И — такая странная реакция — она вся залилась краской. Шея, лицо, уши стали пунцовыми. Я и не знал, что такое бывает. От стыда краснеют — но от радости?!
Сразу стали думать, в чем ей идти на свободу. У кого-то из женщин выменяли лиловое вискозное платьишко, еще какое-то шмотье. Раздобыли три лишних пайки хлеба — и простились.
А дня через три я получил письмо — такое же милое, как сама Валька. Вспоминала всё хорошее, писала, что не забудет… Может, и забыла, а я вот почти полвека спустя вспоминаю с нежностью. Оно и понятно: хорошие люди прочно застревают в памяти.
Правда, другого очень хорошего человека с 15-го ОЛПА я вспоминаю всегда с чувством вины. Он тоже ушел на волю, но это было не досрочное освобождение — совсем наоборот. «Старый Мушкетер», как мы с Лешкой Кадыковом прозвали его, отсидел свой червонец, потом пересиживал лет шесть — и наконец-то дождался.
Работал он писарем у старшего нарядчика, осетина Цховребова, и тот, надо сказать, робел перед своим подчиненным: так независимо и с таким достоинством писарь держался. (А был Цховребов не робкого десятка и свой срок, говорили, получил за то, что на фронте собственноручно расстрелял перед строем троих, которых, как выяснилось, стрелять не следовало. Помню, как Старый Мушкетер решительно отказался сесть с нами за стол, когда мы с Лешкой в гостях у нарядчика собирались встречать Новый 47-й год — с тройным одеколоном вместо шампанского. Большая гадость, между прочим: будто пьешь самогон, закусывая туалетным мылом… Хотя закусывали мы салом из Лешкиной посылки…
Седоусый, с дореволюционной выправкой и петербургским говором, писарь был, я не сомневался, офицером царской армии.
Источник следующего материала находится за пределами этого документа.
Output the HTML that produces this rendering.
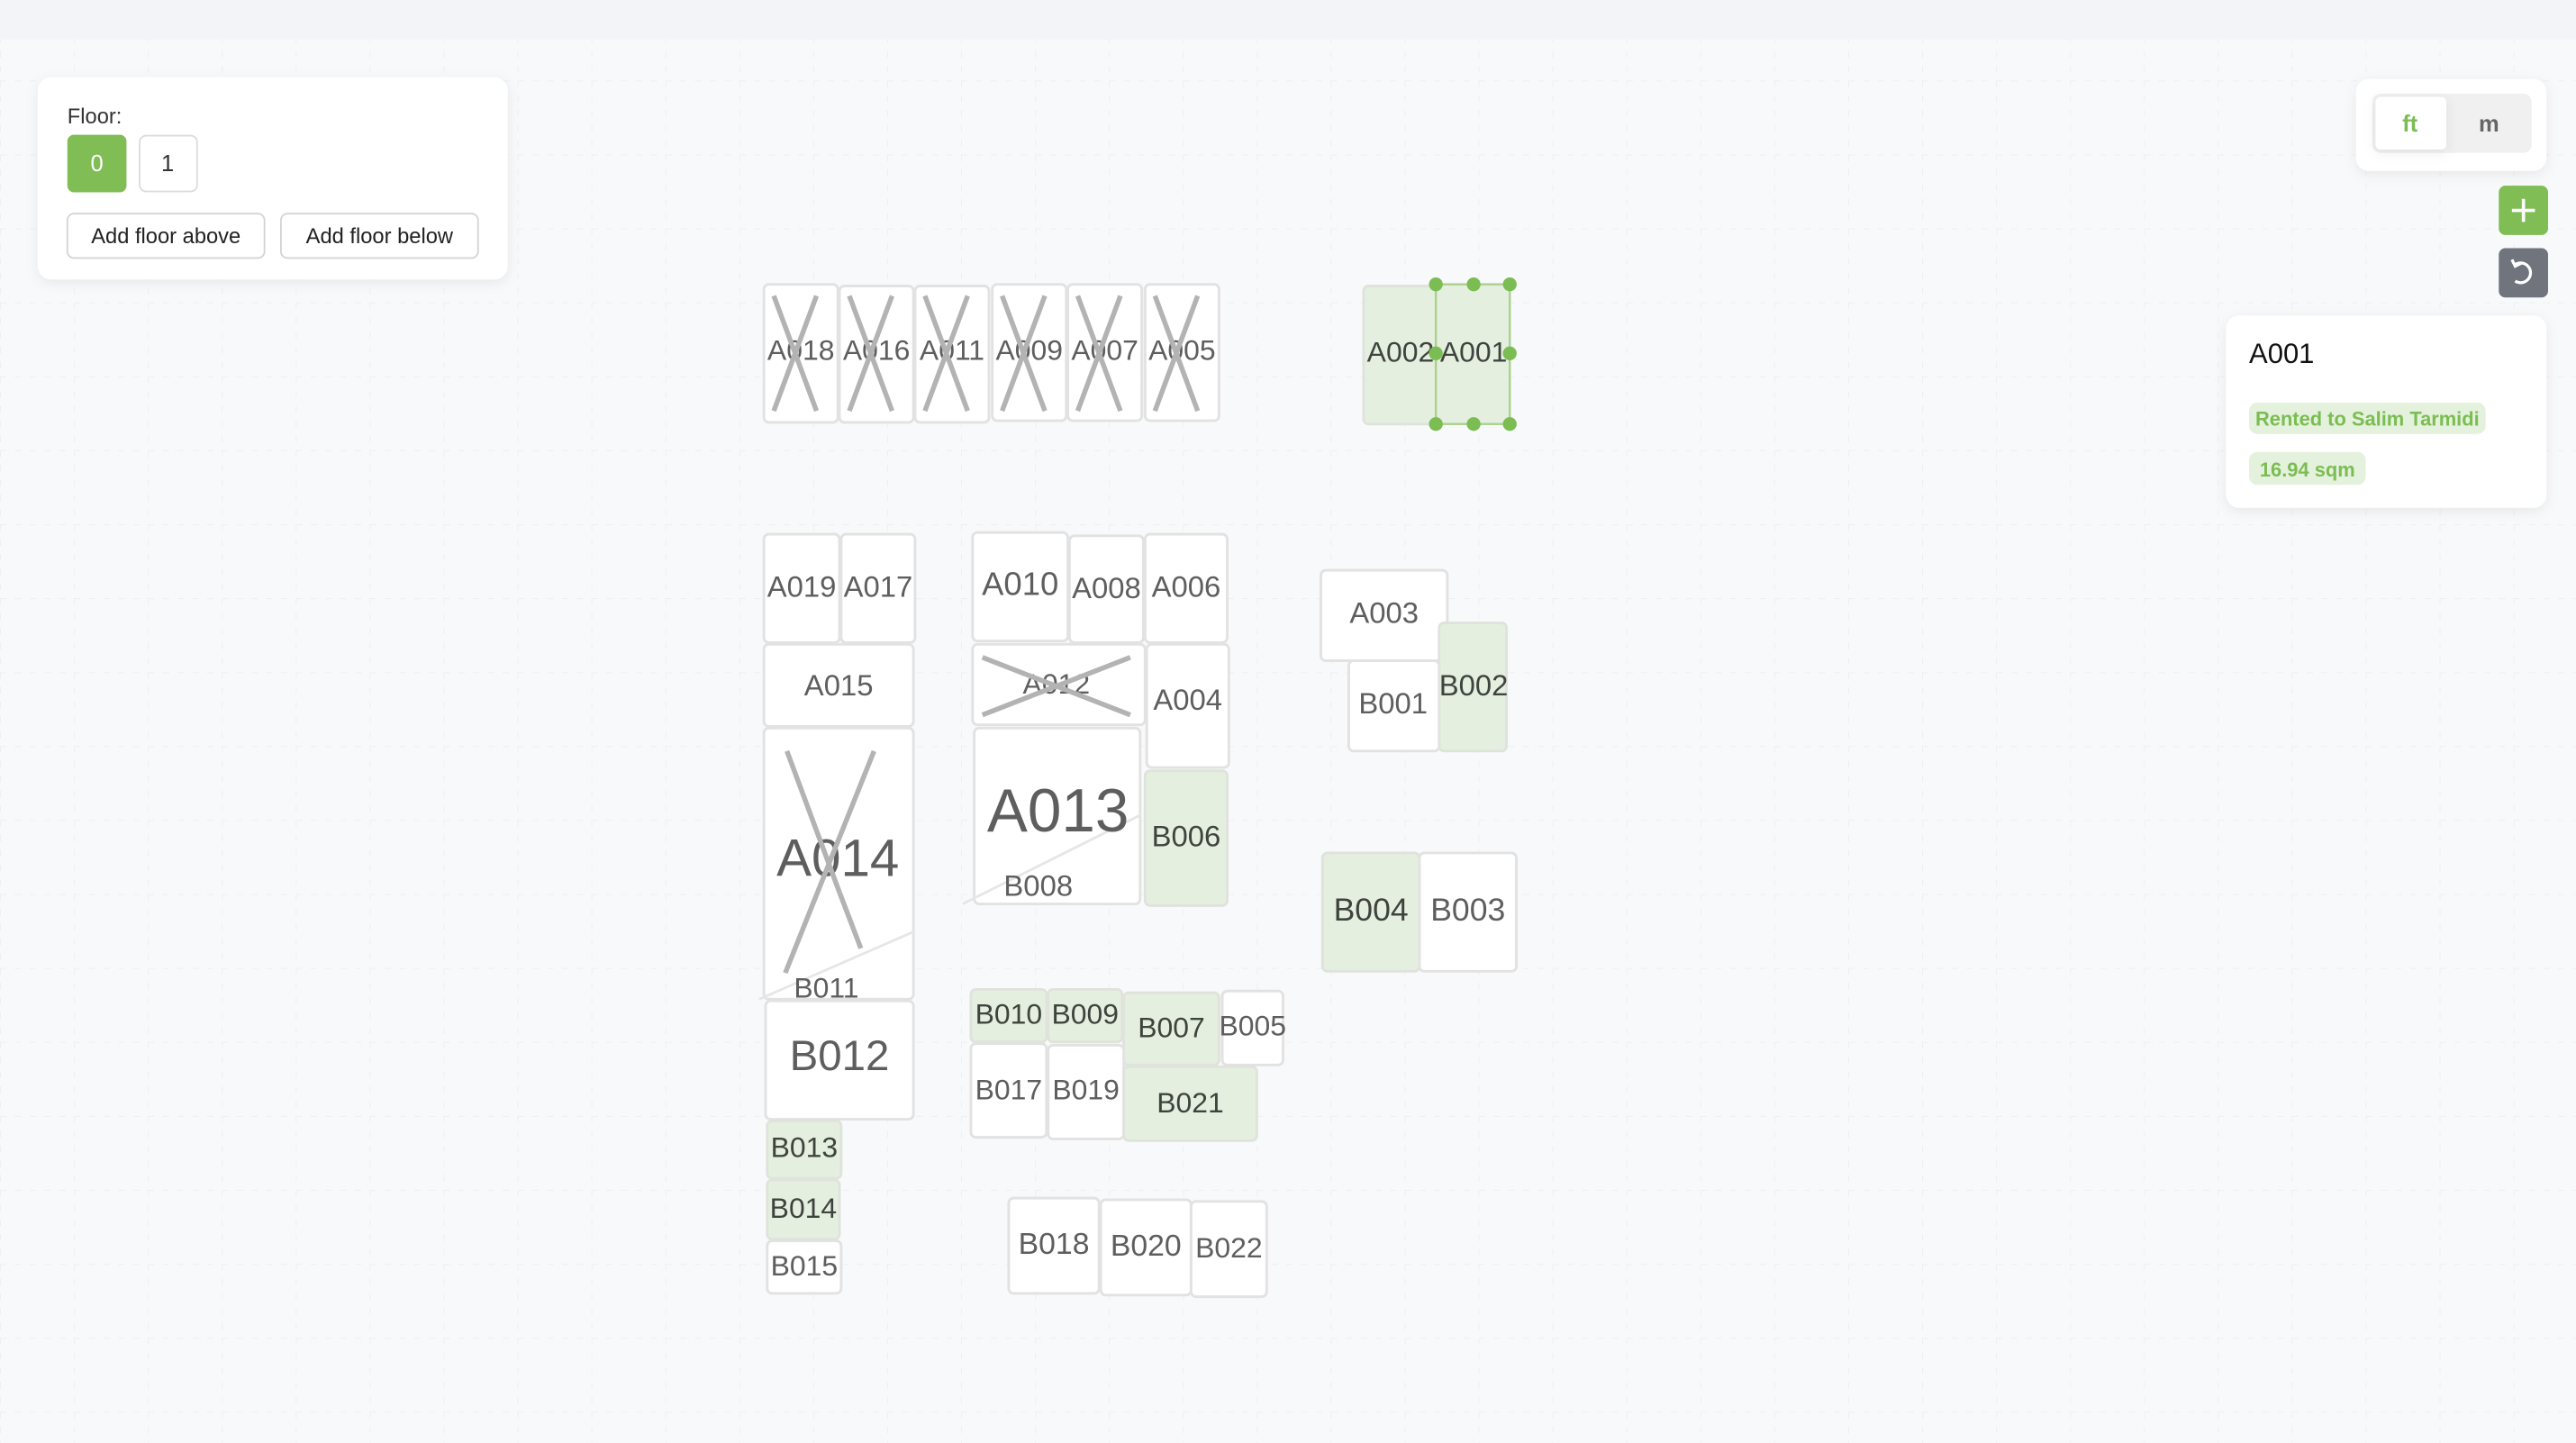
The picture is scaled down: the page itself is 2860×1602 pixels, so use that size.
<!DOCTYPE html>
<html><head><meta charset="utf-8"><style>
html,body{margin:0;padding:0;background:#f8f9fb;}
svg{display:block}
.r{fill:#fff;stroke:#e2e2e2;stroke-width:1.6}
.g{fill:#e5efdf;stroke:#dfe3dc;stroke-width:1.6}
.t{font-family:"Liberation Sans",sans-serif;fill:#5e5e5e;text-anchor:middle}
.tg{font-family:"Liberation Sans",sans-serif;fill:#3f433e;text-anchor:middle}
.x{stroke:#b3b3b3;stroke-width:3;fill:none}
.ui{font-family:"Liberation Sans",sans-serif}
</style></head><body>
<svg width="2860" height="1602" viewBox="0 0 1568 878" preserveAspectRatio="none" xmlns="http://www.w3.org/2000/svg">
<defs>
<pattern id="grid" width="45" height="45" patternUnits="userSpaceOnUse" x="0" y="4">
<path d="M0 0H45M0 0V45" stroke="#eceef2" stroke-width="1" stroke-dasharray="4 5" fill="none"/>
</pattern>
<filter id="sh" x="-20%" y="-20%" width="140%" height="150%"><feDropShadow dx="0" dy="2" stdDeviation="4" flood-color="#000" flood-opacity="0.07"/></filter>
</defs>
<rect width="1568" height="878" fill="#f8f9fb"/>
<rect width="1568" height="878" fill="url(#grid)"/>
<rect width="1568" height="24" fill="#f3f4f7"/>

<!-- floor panel -->
<rect x="23" y="47" width="286" height="123" rx="8" fill="#fff" filter="url(#sh)"/>
<text x="41" y="75" class="ui" font-size="13" fill="#333">Floor:</text>
<rect x="41" y="82" width="36" height="35" rx="4" fill="#80bd55"/>
<text x="59" y="104" class="ui" font-size="14" fill="#fff" text-anchor="middle">0</text>
<rect x="85" y="82.5" width="35" height="34" rx="4" fill="#fff" stroke="#dcdce0"/>
<text x="102" y="104" class="ui" font-size="14" fill="#333" text-anchor="middle">1</text>
<rect x="41" y="130" width="120" height="27" rx="4" fill="#fff" stroke="#d4d4d8"/>
<text x="101" y="148" class="ui" font-size="13" fill="#222" text-anchor="middle">Add floor above</text>
<rect x="171" y="130" width="120" height="27" rx="4" fill="#fff" stroke="#d4d4d8"/>
<text x="231" y="148" class="ui" font-size="13" fill="#222" text-anchor="middle">Add floor below</text>

<!-- unit toggle -->
<rect x="1434" y="48" width="116" height="56" rx="8" fill="#fff" filter="url(#sh)"/>
<rect x="1444" y="57" width="97" height="36" rx="5" fill="#f0f0f0"/>
<rect x="1446" y="59" width="43" height="32" rx="3" fill="#fff" filter="url(#sh)"/>
<text x="1467" y="80" class="ui" font-size="14" font-weight="bold" fill="#7bbd52" text-anchor="middle">ft</text>
<text x="1515" y="80" class="ui" font-size="14" font-weight="bold" fill="#666" text-anchor="middle">m</text>
<rect x="1521" y="113" width="30" height="30" rx="4" fill="#80bd55"/>
<path d="M1536 121V135M1529 128H1543" stroke="#fff" stroke-width="2"/>
<rect x="1521" y="151" width="30" height="30" rx="4" fill="#6f747d"/>
<path d="M1531 161 A6 6 0 1 1 1531 171" stroke="#fff" stroke-width="1.8" fill="none"/>
<path d="M1529 158 L1531 162 L1535 160" stroke="#fff" stroke-width="1.8" fill="none"/>

<!-- info card -->
<rect x="1355" y="192" width="195" height="117" rx="8" fill="#fff" filter="url(#sh)"/>
<text x="1369" y="221" class="ui" font-size="17" fill="#111">A001</text>
<rect x="1369" y="245" width="144" height="19" rx="5" fill="#e4f1dc"/>
<text x="1441" y="259" class="ui" font-size="12" font-weight="bold" fill="#7bbd52" text-anchor="middle">Rented to Salim Tarmidi</text>
<rect x="1369" y="275" width="71" height="20" rx="5" fill="#e4f1dc"/>
<text x="1404.5" y="290" class="ui" font-size="12" font-weight="bold" fill="#7bbd52" text-anchor="middle">16.94 sqm</text>

<!-- top row crossed -->
<g>
<rect class="r" x="465" y="173" width="45" height="84" rx="3"/>
<rect class="r" x="511" y="174" width="45" height="83" rx="3"/>
<rect class="r" x="557" y="174" width="45" height="83" rx="3"/>
<rect class="r" x="604" y="173" width="45" height="83" rx="3"/>
<rect class="r" x="650" y="173" width="45" height="83" rx="3"/>
<rect class="r" x="697" y="173" width="45" height="83" rx="3"/>
<text class="t" x="487.5" y="219" font-size="17.5">A018</text>
<text class="t" x="533.5" y="219" font-size="17.5">A016</text>
<text class="t" x="579.5" y="219" font-size="17.5">A011</text>
<text class="t" x="626.5" y="219" font-size="17.5">A009</text>
<text class="t" x="672.5" y="219" font-size="17.5">A007</text>
<text class="t" x="719.5" y="219" font-size="17.5">A005</text>
<path class="x" d="M471 180L497 250M497 180L471 250 M517 180L543 250M543 180L517 250 M563 180L589 250M589 180L563 250 M610 180L636 250M636 180L610 250 M656 180L682 250M682 180L656 250 M703 180L729 250M729 180L703 250"/>
</g>

<!-- A002 / A001 -->
<rect class="g" x="830" y="174" width="45" height="84" rx="3"/>
<rect x="874" y="173" width="45" height="85" fill="#e5efdf" stroke="#a9d18d" stroke-width="1.3"/>
<text class="tg" x="852.5" y="220" font-size="17.5">A002</text>
<text class="tg" x="897" y="220" font-size="17.5">A001</text>
<g fill="#7bbd52">
<circle cx="874" cy="173" r="4.2"/><circle cx="897" cy="173" r="4.2"/><circle cx="919" cy="173" r="4.2"/>
<circle cx="874" cy="215" r="4.2"/><circle cx="919" cy="215" r="4.2"/>
<circle cx="874" cy="258" r="4.2"/><circle cx="897" cy="258" r="4.2"/><circle cx="919" cy="258" r="4.2"/>
</g>

<!-- left column -->
<rect class="r" x="465" y="325" width="46" height="66" rx="3"/>
<rect class="r" x="512" y="325" width="45" height="66" rx="3"/>
<text class="t" x="488" y="363" font-size="18">A019</text>
<text class="t" x="534.5" y="363" font-size="18">A017</text>
<rect class="r" x="465" y="392" width="91" height="50" rx="3"/>
<text class="t" x="510.5" y="423" font-size="18">A015</text>
<rect class="r" x="465" y="443" width="91" height="165" rx="3"/>
<path d="M462 608L556 567" stroke="#e6e6e6" stroke-width="1.5"/>
<text class="t" x="510" y="533" font-size="32">A014</text>
<path class="x" d="M479 457L511 543M532 457L478 592"/>
<path class="x" d="M511 543L524 577"/>
<text class="t" x="503" y="607" font-size="17.5">B011</text>
<rect class="r" x="466" y="609" width="90" height="72" rx="3"/>
<text class="t" x="511" y="651" font-size="26">B012</text>
<rect class="g" x="467" y="682" width="45" height="35" rx="3"/>
<text class="tg" x="489.5" y="704" font-size="17.5">B013</text>
<rect class="g" x="467" y="718" width="44" height="36" rx="3"/>
<text class="tg" x="489" y="741" font-size="17.5">B014</text>
<rect class="r" x="467" y="755" width="45" height="32" rx="3"/>
<text class="t" x="489.5" y="776" font-size="17.5">B015</text>

<!-- middle block -->
<rect class="r" x="592" y="324" width="58" height="66" rx="3"/>
<text class="t" x="621" y="362" font-size="20">A010</text>
<rect class="r" x="651" y="326" width="45" height="65" rx="3"/>
<text class="t" x="673.5" y="364" font-size="18">A008</text>
<rect class="r" x="697" y="325" width="50" height="66" rx="3"/>
<text class="t" x="722" y="363" font-size="18">A006</text>
<rect class="r" x="592" y="392" width="105" height="49" rx="3"/>
<text class="t" x="643" y="422" font-size="17.5">A012</text>
<path class="x" d="M598 400L688 435M688 400L598 435"/>
<rect class="r" x="698" y="392" width="50" height="75" rx="3"/>
<text class="t" x="723" y="432" font-size="18">A004</text>
<rect class="r" x="593" y="443" width="101" height="107" rx="3"/>
<path d="M586 550L694 496" stroke="#e6e6e6" stroke-width="1.5"/>
<text class="t" x="644" y="506" font-size="37">A013</text>
<text class="t" x="632" y="545" font-size="18">B008</text>
<rect class="g" x="697" y="469" width="50" height="82" rx="3"/>
<text class="tg" x="722" y="515" font-size="18">B006</text>

<!-- right block -->
<rect class="r" x="804" y="347" width="77" height="55" rx="3"/>
<text class="t" x="842.5" y="379" font-size="18">A003</text>
<rect class="g" x="876" y="379" width="41" height="78" rx="3"/>
<text class="tg" x="897" y="423" font-size="18">B002</text>
<rect class="r" x="821" y="402" width="55" height="55" rx="3"/>
<text class="t" x="848" y="434" font-size="18">B001</text>
<rect class="g" x="805" y="519" width="59" height="72" rx="3"/>
<text class="tg" x="834.5" y="560" font-size="19.5">B004</text>
<rect class="r" x="864" y="519" width="59" height="72" rx="3"/>
<text class="t" x="893.5" y="560" font-size="19.5">B003</text>

<!-- lower middle -->
<rect class="g" x="591" y="602" width="46" height="32" rx="3"/>
<text class="tg" x="614" y="623" font-size="17.5">B010</text>
<rect class="g" x="638" y="602" width="45" height="32" rx="3"/>
<text class="tg" x="660.5" y="623" font-size="17.5">B009</text>
<rect class="g" x="684" y="604" width="58" height="44" rx="3"/>
<text class="tg" x="713" y="631" font-size="17.5">B007</text>
<rect class="r" x="744" y="603" width="37" height="45" rx="3"/>
<text class="t" x="762.5" y="630" font-size="17.5">B005</text>
<rect class="r" x="591" y="635" width="46" height="57" rx="3"/>
<text class="t" x="614" y="669" font-size="17.5">B017</text>
<rect class="r" x="638" y="636" width="46" height="57" rx="3"/>
<text class="t" x="661" y="669" font-size="17.5">B019</text>
<rect class="g" x="684" y="649" width="81" height="45" rx="3"/>
<text class="tg" x="724.5" y="677" font-size="17.5">B021</text>

<rect class="r" x="614" y="729" width="55" height="58" rx="3"/>
<text class="t" x="641.5" y="763" font-size="18.5">B018</text>
<rect class="r" x="670" y="730" width="55" height="58" rx="3"/>
<text class="t" x="697.5" y="764" font-size="18.5">B020</text>
<rect class="r" x="725" y="731" width="46" height="58" rx="3"/>
<text class="t" x="748" y="765" font-size="17.5">B022</text>
</svg>
</body></html>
Но он о себе говорить не любил, предпочитая вспоминать со мной хорошие старые книги. А на вопрос — кто вы? — отвечал одно:
— Я?.. Пьяница землемер.
В Куйбышевскую область, где он действительно работал до ареста землемером, Старому Мушкетеру предстояло ехать через Москву. Я попросил его зайти к маме, дал адрес и письмо. Но он не зашел.
Письмо опустил в почтовый ящик, а мне написал открытку с извинениями: постеснялся зайти в лагерном облачении. Только тогда я со стыдом подумал: мог ведь, мог приодеть его перед выходом на свободу! У меня кроме отцовского кителя была еще «американская помощь». Предназначалась она не мне: профессору Фриду по разнарядке выделили два пиджака разного размера, присланных из Америки какой-то благотворительной организацией. Пиджачки были б/у: обтрепанные рукава аккуратно подшиты, все пятна уничтожены без следа, на внутренней стороне лацкана заплата не того цвета. Но это внутри, а так очень даже нарядные пиджаки — клетчатые, один зеленый, другой бежевый. Мать прислала их мне. И конечно же, я должен был предложить один из них Старому Мушкетеру — но вот, не сообразил. А две девчонки, его землячки, сообразили: одна сшила кисет, другая набила его махоркой на дорогу…
Американские пиджаки у меня не залежались. Один не помню куда делся, а в другом ушла на освобождение, отбыв свои пять лет, Шура Юрова по прозвищу Солнышко — круглолицая, бело-розовая, как пастила. Как такое могло сохраниться на лагерных харчах, на общих работах? У нее даже дыхание пахло парным молоком.